The six-unit shelter is called Sa kew chu sa’kew ko’ni kwa—meaning ‘a home for women and children’s shelter’—and surrounds the Dene culture. It officially open in September.

Frank Tecklenburg of Earth Connections in Vanscoy has been working with the Athabasca Health Authority (AHA) for years to help with food security.

Tecklenburg travelled to Stony Rapids to install garden towers in the school there about a year and a half ago. He and AHA Health Promotions Manager Pamela Huerto were having lunch one day, and decided to do a therapy garden in the shelter.

“The ladies and children that will be there won’t be there under the best circumstances, but I really hope this will give them a space where they can kind of do some of that land-based healing and relax a bit, connect to nature, have something to nurture and just overall have a safe space,” said Huerto.

Also a registered dietitian, Huerto said the AHA has been encouraging growing your own food. Fresh produce is difficult to find in northern Saskatchewan.

“It is a challenge because up here mostly the conditions aren’t great for it. We have obviously really cold winters, really short summers. Most of the soil isn’t really appropriate. We typically have sand and rock,” she said.

This is why Huerto requested that the garden provides fruit—it has raspberry, chokecherry and blueberry bushes and apple trees.
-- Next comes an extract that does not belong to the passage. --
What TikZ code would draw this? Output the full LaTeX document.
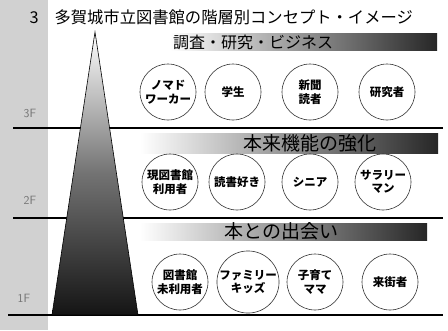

Because of the harsh conditions, they used mature plants that will hopefully survive the season.

In addition, there’s a garden bed where the women and children can grow whatever they want. Huerto planted potatoes in it for now, that will be ready to eat when people start living there next month.

But the garden will provide more than just fresh food.

“Therapy gardens have been done for a variety of different purposes and as a stress relief, as a way for people to be able to relax,” explained Tecklenburg.

He’s put raised garden beds in seniors homes so that they, too, can have plants to take care of. Tecklenburg described the women’s shelter as a continuation of that initiative.

Additionally, he designed the garden to suit the First Nations culture, working with Steven Wiig of Holistic Landscape Design to bring it to life.

The pathways take you in a circle along the four directions, honouring connections of the mind, heart, body and spirit.

In the middle of the circles is an open space with benches.

“People can just walk the circles, they can relax, they can just enjoy the moment,” said Tecklenburg.

He said his family business is passionate about supporting other people using gardens for therapy and fresh food: “That’s why we do what we do. I don’t know how else to explain it. It’s amazing and we’re really grateful to have the opportunity.”

Earth Connections has worked with nearly 30 First Nations for a variety of projects and workshops.